══ Collected material
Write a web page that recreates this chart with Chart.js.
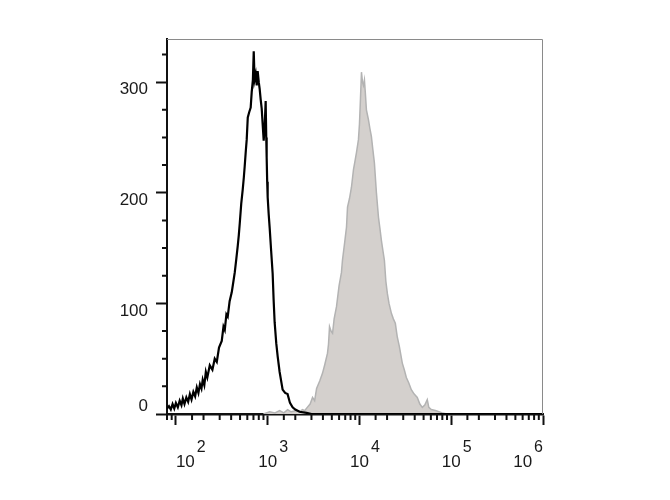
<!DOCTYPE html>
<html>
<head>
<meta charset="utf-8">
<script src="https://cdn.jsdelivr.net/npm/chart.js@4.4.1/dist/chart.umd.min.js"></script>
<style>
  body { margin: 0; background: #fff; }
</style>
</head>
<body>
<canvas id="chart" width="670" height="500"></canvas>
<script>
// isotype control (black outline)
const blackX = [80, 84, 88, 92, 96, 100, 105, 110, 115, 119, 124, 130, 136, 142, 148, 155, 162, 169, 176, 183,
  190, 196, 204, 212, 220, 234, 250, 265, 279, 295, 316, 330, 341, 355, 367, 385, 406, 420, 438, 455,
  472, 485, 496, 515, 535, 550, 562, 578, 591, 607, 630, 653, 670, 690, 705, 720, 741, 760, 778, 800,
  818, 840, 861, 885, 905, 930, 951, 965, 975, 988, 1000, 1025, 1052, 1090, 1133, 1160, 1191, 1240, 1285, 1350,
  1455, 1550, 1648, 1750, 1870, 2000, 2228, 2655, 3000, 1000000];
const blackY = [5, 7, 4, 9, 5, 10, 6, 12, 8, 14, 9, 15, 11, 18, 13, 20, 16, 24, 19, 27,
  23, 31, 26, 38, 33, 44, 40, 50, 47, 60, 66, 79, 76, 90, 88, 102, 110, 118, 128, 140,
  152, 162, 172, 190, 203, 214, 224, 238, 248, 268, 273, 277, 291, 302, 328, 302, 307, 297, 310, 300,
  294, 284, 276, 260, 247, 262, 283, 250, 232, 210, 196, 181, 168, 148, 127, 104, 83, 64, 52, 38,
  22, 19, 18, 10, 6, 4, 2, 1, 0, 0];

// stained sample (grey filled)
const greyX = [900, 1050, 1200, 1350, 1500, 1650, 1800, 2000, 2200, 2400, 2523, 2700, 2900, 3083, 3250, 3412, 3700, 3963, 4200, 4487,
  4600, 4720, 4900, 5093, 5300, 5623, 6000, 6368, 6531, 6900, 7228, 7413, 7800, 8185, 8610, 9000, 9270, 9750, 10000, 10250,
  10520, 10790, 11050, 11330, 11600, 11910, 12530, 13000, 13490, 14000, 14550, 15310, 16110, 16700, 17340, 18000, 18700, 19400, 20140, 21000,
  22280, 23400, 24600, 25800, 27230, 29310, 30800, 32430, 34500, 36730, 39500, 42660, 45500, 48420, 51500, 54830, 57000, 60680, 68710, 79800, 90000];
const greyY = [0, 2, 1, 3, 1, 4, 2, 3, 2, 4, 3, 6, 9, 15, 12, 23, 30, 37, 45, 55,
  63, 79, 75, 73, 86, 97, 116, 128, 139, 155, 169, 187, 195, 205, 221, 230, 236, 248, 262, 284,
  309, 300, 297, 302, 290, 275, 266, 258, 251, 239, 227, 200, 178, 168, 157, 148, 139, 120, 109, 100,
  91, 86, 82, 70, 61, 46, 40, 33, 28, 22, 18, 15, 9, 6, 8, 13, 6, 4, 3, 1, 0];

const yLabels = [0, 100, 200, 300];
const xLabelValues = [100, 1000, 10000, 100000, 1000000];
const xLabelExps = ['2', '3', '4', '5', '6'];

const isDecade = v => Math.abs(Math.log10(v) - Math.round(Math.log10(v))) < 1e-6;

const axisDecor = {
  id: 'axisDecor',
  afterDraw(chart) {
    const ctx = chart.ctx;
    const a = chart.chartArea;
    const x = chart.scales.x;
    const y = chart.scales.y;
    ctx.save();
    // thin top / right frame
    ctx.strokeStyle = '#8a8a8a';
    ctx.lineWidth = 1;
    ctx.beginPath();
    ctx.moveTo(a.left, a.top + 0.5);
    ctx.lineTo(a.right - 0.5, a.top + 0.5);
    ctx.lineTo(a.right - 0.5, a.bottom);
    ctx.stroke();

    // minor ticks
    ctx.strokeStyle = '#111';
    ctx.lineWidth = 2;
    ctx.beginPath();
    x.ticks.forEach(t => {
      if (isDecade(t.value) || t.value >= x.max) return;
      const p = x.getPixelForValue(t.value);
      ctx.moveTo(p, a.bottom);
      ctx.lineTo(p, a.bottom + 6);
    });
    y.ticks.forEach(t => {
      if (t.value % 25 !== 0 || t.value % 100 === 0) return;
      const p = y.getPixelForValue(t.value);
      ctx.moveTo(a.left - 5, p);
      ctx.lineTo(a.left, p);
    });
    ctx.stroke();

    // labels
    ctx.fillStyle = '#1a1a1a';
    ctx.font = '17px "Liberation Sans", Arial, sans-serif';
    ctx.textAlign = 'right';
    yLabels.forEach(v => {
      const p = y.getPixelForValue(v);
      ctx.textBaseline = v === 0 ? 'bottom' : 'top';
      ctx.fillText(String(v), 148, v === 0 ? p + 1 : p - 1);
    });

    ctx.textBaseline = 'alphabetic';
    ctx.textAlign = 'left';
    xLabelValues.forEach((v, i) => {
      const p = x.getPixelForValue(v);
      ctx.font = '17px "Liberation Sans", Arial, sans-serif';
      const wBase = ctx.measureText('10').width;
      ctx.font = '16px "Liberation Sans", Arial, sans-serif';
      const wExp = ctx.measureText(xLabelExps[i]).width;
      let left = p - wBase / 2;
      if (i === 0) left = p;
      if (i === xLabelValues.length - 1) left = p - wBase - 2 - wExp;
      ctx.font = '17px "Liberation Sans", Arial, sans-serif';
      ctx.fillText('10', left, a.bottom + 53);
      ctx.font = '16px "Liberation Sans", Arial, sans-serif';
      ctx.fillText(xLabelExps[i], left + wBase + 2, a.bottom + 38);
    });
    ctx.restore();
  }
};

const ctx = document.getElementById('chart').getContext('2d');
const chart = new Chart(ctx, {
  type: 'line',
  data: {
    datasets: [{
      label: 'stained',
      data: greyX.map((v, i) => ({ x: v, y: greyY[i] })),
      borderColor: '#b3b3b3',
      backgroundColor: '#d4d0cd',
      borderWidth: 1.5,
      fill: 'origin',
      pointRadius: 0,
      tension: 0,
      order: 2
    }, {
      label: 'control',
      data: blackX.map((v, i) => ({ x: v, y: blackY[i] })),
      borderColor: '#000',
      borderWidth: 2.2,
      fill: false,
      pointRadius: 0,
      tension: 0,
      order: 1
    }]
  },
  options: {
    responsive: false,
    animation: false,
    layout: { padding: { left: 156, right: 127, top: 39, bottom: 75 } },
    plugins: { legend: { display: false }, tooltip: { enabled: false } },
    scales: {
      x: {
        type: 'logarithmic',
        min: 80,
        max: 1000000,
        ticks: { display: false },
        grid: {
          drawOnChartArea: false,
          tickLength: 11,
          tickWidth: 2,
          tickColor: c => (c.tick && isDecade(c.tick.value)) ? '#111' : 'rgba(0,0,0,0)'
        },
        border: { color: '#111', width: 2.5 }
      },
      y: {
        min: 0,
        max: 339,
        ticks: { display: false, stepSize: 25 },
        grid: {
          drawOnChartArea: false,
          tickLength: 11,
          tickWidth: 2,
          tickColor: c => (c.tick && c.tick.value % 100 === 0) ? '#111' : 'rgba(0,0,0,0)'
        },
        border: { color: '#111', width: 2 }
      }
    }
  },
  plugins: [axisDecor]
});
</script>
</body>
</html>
════
- Task instructions -
Reproduce all of the data exactly, omitting each picture it holds.

- Written reply -
Write a web page that recreates this chart with Chart.js.
<!DOCTYPE html>
<html>
<head>
<meta charset="utf-8">
<script src="https://cdn.jsdelivr.net/npm/chart.js@4.4.1/dist/chart.umd.min.js"></script>
<style>
  body { margin: 0; background: #fff; }
</style>
</head>
<body>
<canvas id="chart" width="670" height="500"></canvas>
<script>
// isotype control (black outline)
const blackX = [80, 84, 88, 92, 96, 100, 105, 110, 115, 119, 124, 130, 136, 142, 148, 155, 162, 169, 176, 183,
  190, 196, 204, 212, 220, 234, 250, 265, 279, 295, 316, 330, 341, 355, 367, 385, 406, 420, 438, 455,
  472, 485, 496, 515, 535, 550, 562, 578, 591, 607, 630, 653, 670, 690, 705, 720, 741, 760, 778, 800,
  818, 840, 861, 885, 905, 930, 951, 965, 975, 988, 1000, 1025, 1052, 1090, 1133, 1160, 1191, 1240, 1285, 1350,
  1455, 1550, 1648, 1750, 1870, 2000, 2228, 2655, 3000, 1000000];
const blackY = [5, 7, 4, 9, 5, 10, 6, 12, 8, 14, 9, 15, 11, 18, 13, 20, 16, 24, 19, 27,
  23, 31, 26, 38, 33, 44, 40, 50, 47, 60, 66, 79, 76, 90, 88, 102, 110, 118, 128, 140,
  152, 162, 172, 190, 203, 214, 224, 238, 248, 268, 273, 277, 291, 302, 328, 302, 307, 297, 310, 300,
  294, 284, 276, 260, 247, 262, 283, 250, 232, 210, 196, 181, 168, 148, 127, 104, 83, 64, 52, 38,
  22, 19, 18, 10, 6, 4, 2, 1, 0, 0];

// stained sample (grey filled)
const greyX = [900, 1050, 1200, 1350, 1500, 1650, 1800, 2000, 2200, 2400, 2523, 2700, 2900, 3083, 3250, 3412, 3700, 3963, 4200, 4487,
  4600, 4720, 4900, 5093, 5300, 5623, 6000, 6368, 6531, 6900, 7228, 7413, 7800, 8185, 8610, 9000, 9270, 9750, 10000, 10250,
  10520, 10790, 11050, 11330, 11600, 11910, 12530, 13000, 13490, 14000, 14550, 15310, 16110, 16700, 17340, 18000, 18700, 19400, 20140, 21000,
  22280, 23400, 24600, 25800, 27230, 29310, 30800, 32430, 34500, 36730, 39500, 42660, 45500, 48420, 51500, 54830, 57000, 60680, 68710, 79800, 90000];
const greyY = [0, 2, 1, 3, 1, 4, 2, 3, 2, 4, 3, 6, 9, 15, 12, 23, 30, 37, 45, 55,
  63, 79, 75, 73, 86, 97, 116, 128, 139, 155, 169, 187, 195, 205, 221, 230, 236, 248, 262, 284,
  309, 300, 297, 302, 290, 275, 266, 258, 251, 239, 227, 200, 178, 168, 157, 148, 139, 120, 109, 100,
  91, 86, 82, 70, 61, 46, 40, 33, 28, 22, 18, 15, 9, 6, 8, 13, 6, 4, 3, 1, 0];

const yLabels = [0, 100, 200, 300];
const xLabelValues = [100, 1000, 10000, 100000, 1000000];
const xLabelExps = ['2', '3', '4', '5', '6'];

const isDecade = v => Math.abs(Math.log10(v) - Math.round(Math.log10(v))) < 1e-6;

const axisDecor = {
  id: 'axisDecor',
  afterDraw(chart) {
    const ctx = chart.ctx;
    const a = chart.chartArea;
    const x = chart.scales.x;
    const y = chart.scales.y;
    ctx.save();
    // thin top / right frame
    ctx.strokeStyle = '#8a8a8a';
    ctx.lineWidth = 1;
    ctx.beginPath();
    ctx.moveTo(a.left, a.top + 0.5);
    ctx.lineTo(a.right - 0.5, a.top + 0.5);
    ctx.lineTo(a.right - 0.5, a.bottom);
    ctx.stroke();

    // minor ticks
    ctx.strokeStyle = '#111';
    ctx.lineWidth = 2;
    ctx.beginPath();
    x.ticks.forEach(t => {
      if (isDecade(t.value) || t.value >= x.max) return;
      const p = x.getPixelForValue(t.value);
      ctx.moveTo(p, a.bottom);
      ctx.lineTo(p, a.bottom + 6);
    });
    y.ticks.forEach(t => {
      if (t.value % 25 !== 0 || t.value % 100 === 0) return;
      const p = y.getPixelForValue(t.value);
      ctx.moveTo(a.left - 5, p);
      ctx.lineTo(a.left, p);
    });
    ctx.stroke();

    // labels
    ctx.fillStyle = '#1a1a1a';
    ctx.font = '17px "Liberation Sans", Arial, sans-serif';
    ctx.textAlign = 'right';
    yLabels.forEach(v => {
      const p = y.getPixelForValue(v);
      ctx.textBaseline = v === 0 ? 'bottom' : 'top';
      ctx.fillText(String(v), 148, v === 0 ? p + 1 : p - 1);
    });

    ctx.textBaseline = 'alphabetic';
    ctx.textAlign = 'left';
    xLabelValues.forEach((v, i) => {
      const p = x.getPixelForValue(v);
      ctx.font = '17px "Liberation Sans", Arial, sans-serif';
      const wBase = ctx.measureText('10').width;
      ctx.font = '16px "Liberation Sans", Arial, sans-serif';
      const wExp = ctx.measureText(xLabelExps[i]).width;
      let left = p - wBase / 2;
      if (i === 0) left = p;
      if (i === xLabelValues.length - 1) left = p - wBase - 2 - wExp;
      ctx.font = '17px "Liberation Sans", Arial, sans-serif';
      ctx.fillText('10', left, a.bottom + 53);
      ctx.font = '16px "Liberation Sans", Arial, sans-serif';
      ctx.fillText(xLabelExps[i], left + wBase + 2, a.bottom + 38);
    });
    ctx.restore();
  }
};

const ctx = document.getElementById('chart').getContext('2d');
const chart = new Chart(ctx, {
  type: 'line',
  data: {
    datasets: [{
      label: 'stained',
      data: greyX.map((v, i) => ({ x: v, y: greyY[i] })),
      borderColor: '#b3b3b3',
      backgroundColor: '#d4d0cd',
      borderWidth: 1.5,
      fill: 'origin',
      pointRadius: 0,
      tension: 0,
      order: 2
    }, {
      label: 'control',
      data: blackX.map((v, i) => ({ x: v, y: blackY[i] })),
      borderColor: '#000',
      borderWidth: 2.2,
      fill: false,
      pointRadius: 0,
      tension: 0,
      order: 1
    }]
  },
  options: {
    responsive: false,
    animation: false,
    layout: { padding: { left: 156, right: 127, top: 39, bottom: 75 } },
    plugins: { legend: { display: false }, tooltip: { enabled: false } },
    scales: {
      x: {
        type: 'logarithmic',
        min: 80,
        max: 1000000,
        ticks: { display: false },
        grid: {
          drawOnChartArea: false,
          tickLength: 11,
          tickWidth: 2,
          tickColor: c => (c.tick && isDecade(c.tick.value)) ? '#111' : 'rgba(0,0,0,0)'
        },
        border: { color: '#111', width: 2.5 }
      },
      y: {
        min: 0,
        max: 339,
        ticks: { display: false, stepSize: 25 },
        grid: {
          drawOnChartArea: false,
          tickLength: 11,
          tickWidth: 2,
          tickColor: c => (c.tick && c.tick.value % 100 === 0) ? '#111' : 'rgba(0,0,0,0)'
        },
        border: { color: '#111', width: 2 }
      }
    }
  },
  plugins: [axisDecor]
});
</script>
</body>
</html>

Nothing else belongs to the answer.